------ DATA EXTRACT

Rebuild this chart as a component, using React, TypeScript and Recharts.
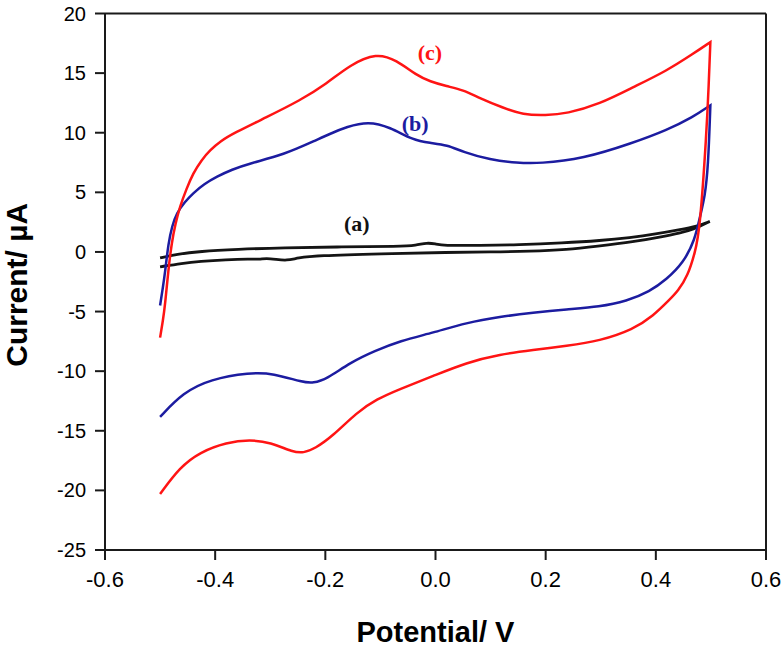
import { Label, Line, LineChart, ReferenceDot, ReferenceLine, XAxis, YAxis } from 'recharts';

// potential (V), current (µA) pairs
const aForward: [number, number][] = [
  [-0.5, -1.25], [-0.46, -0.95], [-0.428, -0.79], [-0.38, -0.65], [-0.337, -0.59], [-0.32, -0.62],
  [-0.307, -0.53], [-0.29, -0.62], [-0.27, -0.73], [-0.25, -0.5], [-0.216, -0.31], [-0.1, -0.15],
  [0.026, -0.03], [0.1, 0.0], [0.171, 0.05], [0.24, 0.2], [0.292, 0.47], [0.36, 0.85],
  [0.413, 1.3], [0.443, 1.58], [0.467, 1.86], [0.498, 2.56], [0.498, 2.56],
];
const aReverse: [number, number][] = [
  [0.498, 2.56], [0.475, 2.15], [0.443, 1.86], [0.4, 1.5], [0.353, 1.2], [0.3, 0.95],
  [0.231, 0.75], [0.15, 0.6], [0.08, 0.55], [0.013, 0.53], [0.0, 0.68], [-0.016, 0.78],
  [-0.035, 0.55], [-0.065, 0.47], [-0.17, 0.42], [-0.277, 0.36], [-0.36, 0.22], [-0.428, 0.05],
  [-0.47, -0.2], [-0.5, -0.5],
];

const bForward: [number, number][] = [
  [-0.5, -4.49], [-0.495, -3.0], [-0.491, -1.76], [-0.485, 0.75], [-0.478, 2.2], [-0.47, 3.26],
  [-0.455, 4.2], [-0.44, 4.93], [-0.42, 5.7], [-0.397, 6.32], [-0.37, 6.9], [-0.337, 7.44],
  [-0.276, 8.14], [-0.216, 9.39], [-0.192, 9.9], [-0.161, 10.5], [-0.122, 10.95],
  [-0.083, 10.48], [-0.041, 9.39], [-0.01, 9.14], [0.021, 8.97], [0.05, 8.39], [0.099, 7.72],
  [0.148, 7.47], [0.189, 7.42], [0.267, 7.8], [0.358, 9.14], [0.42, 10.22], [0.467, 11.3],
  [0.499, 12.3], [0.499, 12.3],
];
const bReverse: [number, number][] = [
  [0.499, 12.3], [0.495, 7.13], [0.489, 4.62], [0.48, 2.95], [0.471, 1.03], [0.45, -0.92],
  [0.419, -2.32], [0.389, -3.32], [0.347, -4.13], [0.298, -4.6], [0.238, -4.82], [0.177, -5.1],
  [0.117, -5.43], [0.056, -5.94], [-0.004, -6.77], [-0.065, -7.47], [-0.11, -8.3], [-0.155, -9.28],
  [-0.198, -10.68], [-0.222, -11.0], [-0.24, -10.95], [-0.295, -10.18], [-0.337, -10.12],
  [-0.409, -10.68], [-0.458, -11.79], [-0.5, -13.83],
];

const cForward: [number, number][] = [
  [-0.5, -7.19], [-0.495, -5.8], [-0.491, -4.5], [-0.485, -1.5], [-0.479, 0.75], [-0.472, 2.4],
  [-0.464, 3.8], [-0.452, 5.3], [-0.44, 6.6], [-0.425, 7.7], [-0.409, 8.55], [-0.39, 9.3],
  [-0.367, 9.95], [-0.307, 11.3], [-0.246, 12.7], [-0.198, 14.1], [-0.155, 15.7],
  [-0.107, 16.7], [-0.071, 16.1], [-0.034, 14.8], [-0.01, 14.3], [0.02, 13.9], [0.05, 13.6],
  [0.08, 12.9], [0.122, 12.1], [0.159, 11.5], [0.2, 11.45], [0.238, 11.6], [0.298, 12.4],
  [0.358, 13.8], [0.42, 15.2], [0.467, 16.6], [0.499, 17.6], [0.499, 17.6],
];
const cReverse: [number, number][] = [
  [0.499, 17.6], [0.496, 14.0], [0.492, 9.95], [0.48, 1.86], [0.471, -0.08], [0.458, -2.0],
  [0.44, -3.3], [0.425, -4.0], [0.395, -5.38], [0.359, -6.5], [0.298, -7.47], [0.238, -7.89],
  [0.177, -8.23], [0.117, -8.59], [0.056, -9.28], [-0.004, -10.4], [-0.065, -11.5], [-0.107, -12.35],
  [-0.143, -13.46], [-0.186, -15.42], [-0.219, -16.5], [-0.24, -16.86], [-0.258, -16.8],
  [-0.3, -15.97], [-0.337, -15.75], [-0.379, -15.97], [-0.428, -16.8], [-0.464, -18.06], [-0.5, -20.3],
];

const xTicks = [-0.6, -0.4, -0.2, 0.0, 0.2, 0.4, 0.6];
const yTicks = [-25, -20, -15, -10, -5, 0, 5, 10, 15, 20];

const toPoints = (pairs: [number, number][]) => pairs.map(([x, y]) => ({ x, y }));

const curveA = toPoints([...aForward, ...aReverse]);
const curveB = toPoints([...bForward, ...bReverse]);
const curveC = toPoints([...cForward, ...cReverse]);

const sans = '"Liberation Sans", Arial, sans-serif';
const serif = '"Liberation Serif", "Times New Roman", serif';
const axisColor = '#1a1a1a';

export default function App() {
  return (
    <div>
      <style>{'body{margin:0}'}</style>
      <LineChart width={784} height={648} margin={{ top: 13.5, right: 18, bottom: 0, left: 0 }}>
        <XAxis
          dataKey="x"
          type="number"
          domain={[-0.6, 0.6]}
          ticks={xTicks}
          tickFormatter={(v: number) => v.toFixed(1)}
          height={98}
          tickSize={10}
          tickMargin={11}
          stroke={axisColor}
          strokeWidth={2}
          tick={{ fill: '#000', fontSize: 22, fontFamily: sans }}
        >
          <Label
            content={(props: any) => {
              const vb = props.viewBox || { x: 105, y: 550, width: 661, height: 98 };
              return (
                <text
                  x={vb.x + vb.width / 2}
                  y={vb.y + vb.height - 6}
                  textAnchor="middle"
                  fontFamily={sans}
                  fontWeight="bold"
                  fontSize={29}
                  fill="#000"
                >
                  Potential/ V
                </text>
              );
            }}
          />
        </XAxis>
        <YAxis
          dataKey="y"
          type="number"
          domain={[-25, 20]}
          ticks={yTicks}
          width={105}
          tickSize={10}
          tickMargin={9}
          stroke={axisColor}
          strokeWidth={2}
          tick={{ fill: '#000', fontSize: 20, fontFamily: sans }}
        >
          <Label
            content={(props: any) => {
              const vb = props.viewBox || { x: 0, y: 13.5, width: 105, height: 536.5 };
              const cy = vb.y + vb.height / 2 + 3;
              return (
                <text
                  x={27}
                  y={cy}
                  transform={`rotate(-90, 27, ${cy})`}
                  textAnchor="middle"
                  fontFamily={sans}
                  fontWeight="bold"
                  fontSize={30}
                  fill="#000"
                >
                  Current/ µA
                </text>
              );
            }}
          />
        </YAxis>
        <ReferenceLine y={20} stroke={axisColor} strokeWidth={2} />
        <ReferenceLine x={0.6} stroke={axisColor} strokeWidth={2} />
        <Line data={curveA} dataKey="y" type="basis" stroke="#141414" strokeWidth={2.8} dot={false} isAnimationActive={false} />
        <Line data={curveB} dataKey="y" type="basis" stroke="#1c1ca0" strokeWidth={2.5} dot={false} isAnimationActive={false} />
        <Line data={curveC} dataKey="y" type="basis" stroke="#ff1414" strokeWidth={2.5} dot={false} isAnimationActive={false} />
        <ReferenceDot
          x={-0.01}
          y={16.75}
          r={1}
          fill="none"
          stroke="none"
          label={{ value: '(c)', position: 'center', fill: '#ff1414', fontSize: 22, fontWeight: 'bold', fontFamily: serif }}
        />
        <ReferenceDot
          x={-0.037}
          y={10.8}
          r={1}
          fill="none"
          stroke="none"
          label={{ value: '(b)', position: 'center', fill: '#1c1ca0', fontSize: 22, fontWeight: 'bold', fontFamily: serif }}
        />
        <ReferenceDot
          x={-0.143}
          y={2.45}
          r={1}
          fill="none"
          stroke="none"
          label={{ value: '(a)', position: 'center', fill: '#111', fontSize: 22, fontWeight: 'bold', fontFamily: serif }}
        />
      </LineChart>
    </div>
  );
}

------------

Exactly as written, please give again the lines from the beginning of the listing through the line containing "ReferenceLine, XAxis, YAxis", inclusive, without any pictures.

Rebuild this chart as a component, using React, TypeScript and Recharts.
import { Label, Line, LineChart, ReferenceDot, ReferenceLine, XAxis, YAxis } from 'recharts';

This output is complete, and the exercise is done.